I am no TW programmer but I do see clearly TW is a great vehicle to iteratively develop v. precise applications.

That maybe marks it off from the general swamp of variations that lack clarity of aims.

Your explanandum of aims is very interesting and, I hope, understood.

TT

Scott_Sauyet · November 28, 2024, 5:32pm

Without much additional comment, here are the two implementations.

First, the elegant and clearly correct, but inefficient, recursive version:

const lev = (x = '', y = '', a = x[0], as = x.slice(1), b = y[0], bs = y.slice(1)) => 
  !b 
    ? x.length 
  : !a 
    ? y.length 
  : a == b ? 
    lev(as, bs)
  : 1 + Math.min (lev(x, bs), lev(y, as), lev(as, bs))

lev('kitten', 'sitting') //=> 3
lev('Saturday', 'Sunday') //=> 3
lev('a?bcdefgh', 'ABCDEFGH?') //==> 9

Second, a more efficient, but harder to understand, bottom-up dynamic programming one:

const lev = (x, y) => {
  let j = 0, 
      row = Array.from({length: x.length + 1}, (_, i) => i)
  while (j < y.length) {
    row = row.reduce((a, c, i) => {
      const s = y[j]
      const t = (i == 0) ? '' : x[i - 1]
      return a.concat(i == 0 ? c + 1 : Math.min(
        (s == t ? row[i - 1] : row[i - 1] + 1), 
        a[i - 1] + 1, 
        row[i] + 1
      ))
    }, [])
    j += 1
  }
  return row.at(-1)
}

lev('kitten', 'sitting') //=> 3
lev('Saturday', 'Sunday') //=> 3
lev('a?bcdefgh', 'ABCDEFGH?') //==> 9

With all the index twiddling and the mutation, that latter would need more substantial testing to make sure there are no corner cases.

Either of them would still need to be rewritten in TW house style, but that’s mechanical.

In fact, if we do decide to replace our Levenshtein function, I would suggest our first stop would be a better-tested publicly available version, so long as the code is reasonably short.

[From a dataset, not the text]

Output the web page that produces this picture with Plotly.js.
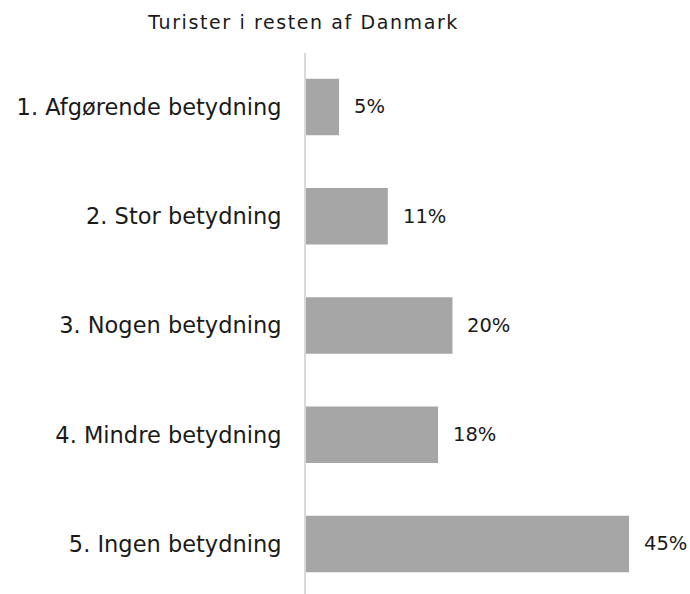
<!DOCTYPE html>
<html>
<head>
<meta charset="utf-8">
<script src="https://cdn.plot.ly/plotly-3.0.1.min.js"></script>
<style>
  html, body { margin: 0; padding: 0; background: #fff; }
  #chart { width: 690px; height: 594px; }
  #chart text.gtitle { letter-spacing: 1.6px; }
</style>
</head>
<body>
<div id="chart"></div>
<script>
const categories = [
    "1. Afgørende betydning",
    "2. Stor betydning",
    "3. Nogen betydning",
    "4. Mindre betydning",
    "5. Ingen betydning"
];
const shares = [4.6, 11.4, 20.4, 18.4, 45.0];
const shareLabels = ["5%", "11%", "20%", "18%", "45%"];

const font = "'DejaVu Sans', sans-serif";

const plotData = [{
    type: "bar",
    orientation: "h",
    y: categories,
    x: shares,
    marker: {color: "#a6a6a6"},
    hoverinfo: "none"
}];

const annotations = categories.map((c, i) => ({
    x: shares[i],
    y: c,
    xref: "x",
    yref: "y",
    text: shareLabels[i],
    showarrow: false,
    xanchor: "left",
    xshift: 13,
    font: {family: font, size: 19.5, color: "#1a1a1a"}
}));

const layout = {
    width: 690,
    height: 594,
    paper_bgcolor: "#fff",
    plot_bgcolor: "#fff",
    title: {
        text: "Turister i resten af Danmark",
        x: 0.44,
        xanchor: "center",
        y: 0.963,
        yanchor: "middle",
        font: {family: font, size: 19, color: "#1a1a1a"}
    },
    margin: {t: 53, r: 61, b: 0, l: 306},
    bargap: 0.483,
    showlegend: false,
    xaxis: {
        range: [0, 45],
        showgrid: false,
        zeroline: false,
        showticklabels: false,
        showline: false,
        fixedrange: true
    },
    yaxis: {
        type: "category",
        categoryorder: "array",
        categoryarray: categories,
        range: [4.458, -0.494],
        showgrid: false,
        zeroline: false,
        showline: true,
        linecolor: "#d9d9d9",
        linewidth: 2,
        ticks: "",
        ticklabelstandoff: 18,
        tickfont: {family: font, size: 22.5, color: "#1a1a1a"},
        automargin: false,
        fixedrange: true
    },
    annotations: annotations
};

Plotly.newPlot("chart", plotData, layout, {displayModeBar: false, responsive: false});
</script>
</body>
</html>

Hearing the OP’s reason for noting this, I am in favor of replacing this function, one way or another. It could well bite others with similar needs. I doubt anyone is wedded to the broken behavior, but if we wanted to keep it available, we could expose it under a different name.

TW_Tones · December 1, 2024, 12:37am

It would be nice if we could do this with some changes or introduce a mechanism. An example may be a plugin that allows either the new behaviour, or the old behaviour depending on what is implemented.

pmario · December 1, 2024, 5:18am

I think this needs to be fixed upstream. The upstream JS repo seems to have some tests, but they do not catch the problem. … I’ll have a closer look.

Scott_Sauyet · December 1, 2024, 9:03pm

If so, then we’d need to switch to a fork, since the original repo is archived. Perhaps the fork I mentioned above.

But given the design of the current upstream implementation, it would probably involve a total rewrite there too.